Allowing their habeas corpus pleas, a bench of Justice Sanjay Dhar directed the authorities to release forthwith from custody Zahoor Ahmad Dar from Kulgam and Sehran Muzaffar Dar of Srinagar provided they are not required in other cases.
Zahoor was booked under PSA in terms of a detention order dated 27.08.2022 passed by District Magistrate Kulgam while Sehran was detained by virtue of an order issued by District Magistrate Srinagar on August 30, 2022.
While quashing Sehran’s detention, the court held that “ the legal position is well settled that resort to preventive detention has to be taken only in cases where there is an urgent need to detain a person so as to prevent him from indulging in activities prejudicial to the maintenance of public order or security of the State”.
“When there is unsatisfactory and unexplained delay in executing the order of detention, such delay would throw considerable doubt on the genuineness of the subjective satisfaction recorded by the detaining authority,” court added.

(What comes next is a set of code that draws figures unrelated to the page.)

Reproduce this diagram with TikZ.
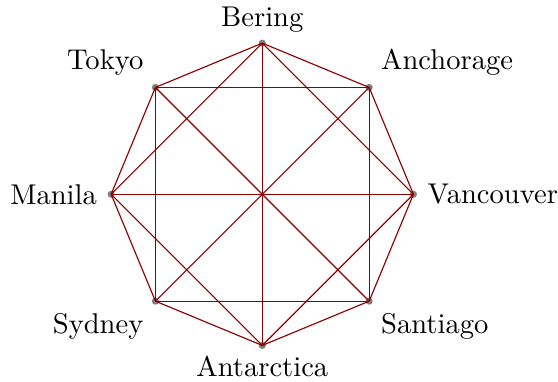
\documentclass[tikz,border=0pt]{standalone}
\usetikzlibrary{positioning}
\tikzset{city/.style={circle,fill=gray,inner sep=0pt,minimum size=2.5pt},
  road/.style={red!55!black,line width=0.4pt}}
\begin{document}
\begin{tikzpicture}[x=1pt,y=1pt]
\useasboundingbox (-91.8,-65.7) rectangle (103.5,68.0);
% cities on a circle, counter-clockwise from the east
\foreach \name/\ang/\pos/\gap [count=\i] in {Vancouver/0/right/0,Anchorage/45/above right/-0.5,Bering/90/above/-1.2,Tokyo/135/above left/-0.5,Manila/180/left/0,Sydney/225/below left/-0.5,Antarctica/270/below/-1.2,Santiago/315/below right/-0.5}
  \node[city,label={[label distance=\gap pt]\pos:\name}] (c\i) at (\ang:52.9) {};
% neighbours and next-but-one neighbours
\foreach \i in {1,...,8} \foreach \d in {1,2} {
  \pgfmathtruncatemacro\j{mod(\i+\d-1,8)+1}
  \draw[road] (c\i.center) -- (c\j.center);}
% diameters
\foreach \i in {1,...,4} {
  \pgfmathtruncatemacro\j{\i+4}
  \draw[road] (c\i.center) -- (c\j.center);}
\end{tikzpicture}
\end{document}
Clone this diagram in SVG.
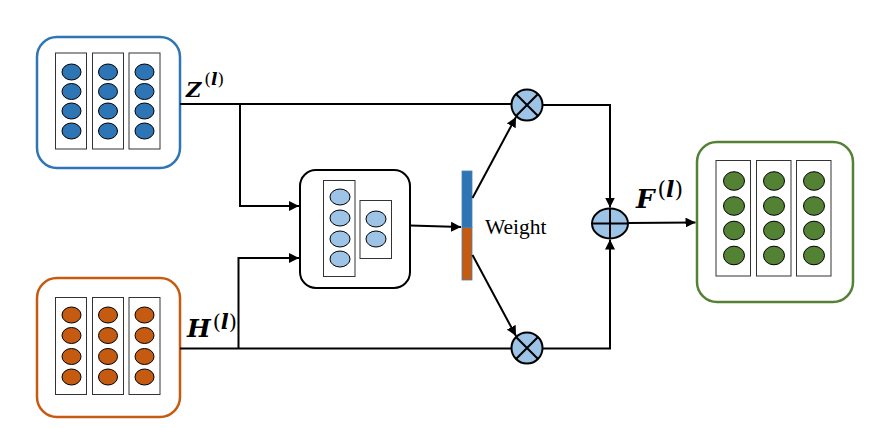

This, the court said, would lead to a legitimate inference that the detaining authority was not really and genuinely satisfied as regards the necessity for detaining the detainee.
The Court noted that the detainee could not be expected to make an effective and purposeful representation which is his constitutional right guaranteed under Article 22(5) of the Constitution of India, unless and until the material, on which the detention is based, is supplied to him.
“The failure on the part of detaining authority to supply the material renders the detention order illegal and unsustainable in law,” it said.
In the case of Zahoor the court observed that the grounds being vague and lacking in material particulars, the detainee could not have made an effective representation against his detention.
“Therefore, there has been violation of constitutional guarantees envisaged under Article 22(5) of the Constitution. The detention order, as such, is illegal and unsustainable,” the court said.